Laddie Wheatcroft
- Full name: Irving Horace Wheatcroft
- Country (sports): Great Britain
- Born: 1904 Wheatcroft, Kentucky, United States
- Died: 14 February 1967 (aged 62) Ulster County, New York, United States

Singles

Grand Slam singles results
- Wimbledon: 2R (1930, 1932)

Doubles

Grand Slam doubles results
- Wimbledon: QF (1933)

Grand Slam mixed doubles results
- Wimbledon: 2R (1932, 1933, 1934)

= Laddie Wheatcroft =

British-American tennis player (1904–1967)

Irving Horace "Laddie" Wheatcroft (1904–1967) was a British–American amateur tennis player.

Wheatcroft was born in the eponymous Wheatcroft, Kentucky, named after his father, a British magnate who built the community's railroad line. Educated in England, Wheatcroft attended the University of Cambridge, from where he was a tennis blue and graduated in 1927.

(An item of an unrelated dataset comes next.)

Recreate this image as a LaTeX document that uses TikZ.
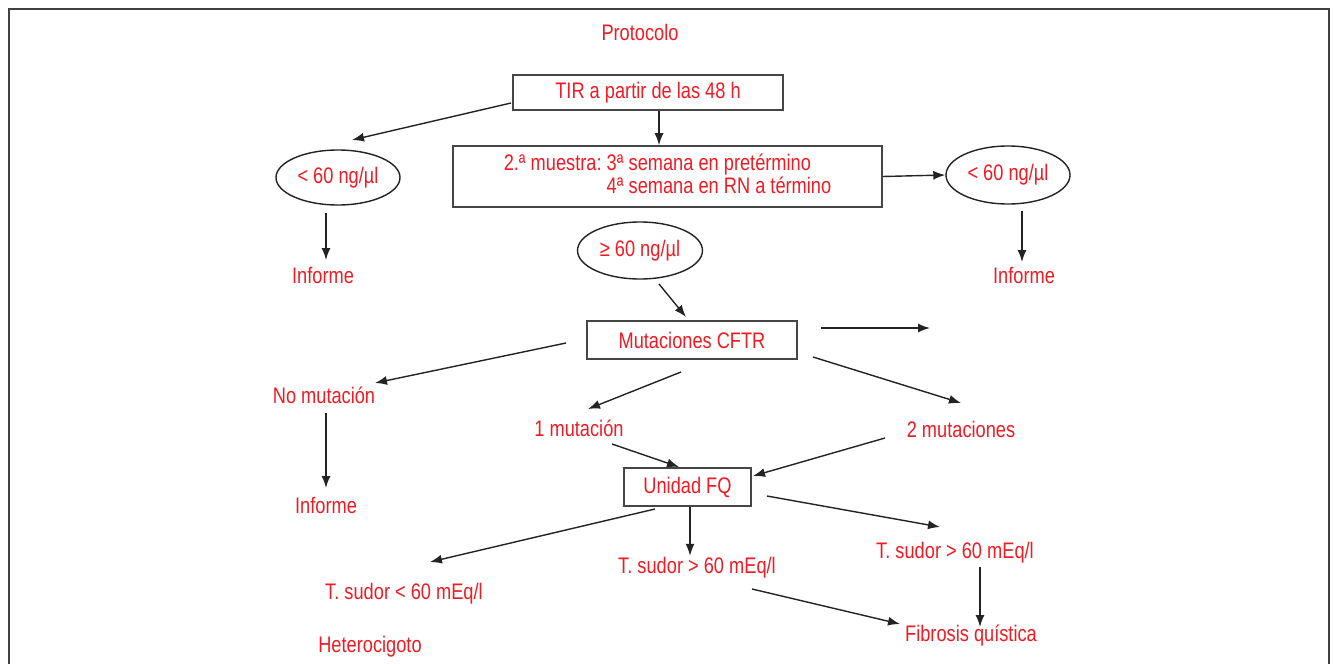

Standing at 6 ft 5 in, Wheatcroft possessed a powerful serve and featured in several editions of the Wimbledon Championships, making the quarter-finals of the men's doubles event in 1933. He married fellow tennis player Christabel Hardie and the pair often competed together in mixed doubles.

Wheatcroft returned to the United States just before the outbreak of World War II, settling with his wife in New York. He became a well known player and instructor of contract bridge, with the American Contract Bridge League granting him their highest possible status of "life master".